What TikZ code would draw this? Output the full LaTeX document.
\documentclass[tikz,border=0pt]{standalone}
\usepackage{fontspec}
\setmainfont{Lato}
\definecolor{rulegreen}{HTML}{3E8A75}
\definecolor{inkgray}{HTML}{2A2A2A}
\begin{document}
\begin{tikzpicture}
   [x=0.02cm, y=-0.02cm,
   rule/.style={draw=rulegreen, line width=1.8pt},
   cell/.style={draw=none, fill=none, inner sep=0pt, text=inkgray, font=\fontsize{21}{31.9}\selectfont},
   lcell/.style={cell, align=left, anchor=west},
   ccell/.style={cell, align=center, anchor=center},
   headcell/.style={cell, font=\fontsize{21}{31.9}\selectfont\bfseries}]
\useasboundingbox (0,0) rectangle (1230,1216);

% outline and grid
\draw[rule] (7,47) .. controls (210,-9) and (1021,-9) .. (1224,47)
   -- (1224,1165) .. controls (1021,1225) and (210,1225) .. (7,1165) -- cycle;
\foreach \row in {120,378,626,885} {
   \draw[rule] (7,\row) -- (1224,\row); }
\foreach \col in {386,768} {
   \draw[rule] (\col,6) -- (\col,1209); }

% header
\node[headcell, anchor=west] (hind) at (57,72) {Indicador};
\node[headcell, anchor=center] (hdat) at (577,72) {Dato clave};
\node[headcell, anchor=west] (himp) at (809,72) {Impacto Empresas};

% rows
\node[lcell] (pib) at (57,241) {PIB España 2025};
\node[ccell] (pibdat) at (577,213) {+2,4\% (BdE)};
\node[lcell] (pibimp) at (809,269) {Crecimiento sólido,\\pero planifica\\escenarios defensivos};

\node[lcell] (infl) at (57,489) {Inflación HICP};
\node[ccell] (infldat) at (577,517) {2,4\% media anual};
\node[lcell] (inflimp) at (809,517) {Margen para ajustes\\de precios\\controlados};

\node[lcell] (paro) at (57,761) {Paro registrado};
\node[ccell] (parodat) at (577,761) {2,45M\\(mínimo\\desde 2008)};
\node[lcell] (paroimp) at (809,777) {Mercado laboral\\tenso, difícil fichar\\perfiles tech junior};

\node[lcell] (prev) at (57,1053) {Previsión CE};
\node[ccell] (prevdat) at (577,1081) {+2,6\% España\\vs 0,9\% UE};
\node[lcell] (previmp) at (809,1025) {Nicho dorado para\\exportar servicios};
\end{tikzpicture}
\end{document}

◆ **Exercise requirements**: Working from the material above, retype it in its entirety without change.

◆ **Expected answer**:
What TikZ code would draw this? Output the full LaTeX document.
\documentclass[tikz,border=0pt]{standalone}
\usepackage{fontspec}
\setmainfont{Lato}
\definecolor{rulegreen}{HTML}{3E8A75}
\definecolor{inkgray}{HTML}{2A2A2A}
\begin{document}
\begin{tikzpicture}
   [x=0.02cm, y=-0.02cm,
   rule/.style={draw=rulegreen, line width=1.8pt},
   cell/.style={draw=none, fill=none, inner sep=0pt, text=inkgray, font=\fontsize{21}{31.9}\selectfont},
   lcell/.style={cell, align=left, anchor=west},
   ccell/.style={cell, align=center, anchor=center},
   headcell/.style={cell, font=\fontsize{21}{31.9}\selectfont\bfseries}]
\useasboundingbox (0,0) rectangle (1230,1216);

% outline and grid
\draw[rule] (7,47) .. controls (210,-9) and (1021,-9) .. (1224,47)
   -- (1224,1165) .. controls (1021,1225) and (210,1225) .. (7,1165) -- cycle;
\foreach \row in {120,378,626,885} {
   \draw[rule] (7,\row) -- (1224,\row); }
\foreach \col in {386,768} {
   \draw[rule] (\col,6) -- (\col,1209); }

% header
\node[headcell, anchor=west] (hind) at (57,72) {Indicador};
\node[headcell, anchor=center] (hdat) at (577,72) {Dato clave};
\node[headcell, anchor=west] (himp) at (809,72) {Impacto Empresas};

% rows
\node[lcell] (pib) at (57,241) {PIB España 2025};
\node[ccell] (pibdat) at (577,213) {+2,4\% (BdE)};
\node[lcell] (pibimp) at (809,269) {Crecimiento sólido,\\pero planifica\\escenarios defensivos};

\node[lcell] (infl) at (57,489) {Inflación HICP};
\node[ccell] (infldat) at (577,517) {2,4\% media anual};
\node[lcell] (inflimp) at (809,517) {Margen para ajustes\\de precios\\controlados};

\node[lcell] (paro) at (57,761) {Paro registrado};
\node[ccell] (parodat) at (577,761) {2,45M\\(mínimo\\desde 2008)};
\node[lcell] (paroimp) at (809,777) {Mercado laboral\\tenso, difícil fichar\\perfiles tech junior};

\node[lcell] (prev) at (57,1053) {Previsión CE};
\node[ccell] (prevdat) at (577,1081) {+2,6\% España\\vs 0,9\% UE};
\node[lcell] (previmp) at (809,1025) {Nicho dorado para\\exportar servicios};
\end{tikzpicture}
\end{document}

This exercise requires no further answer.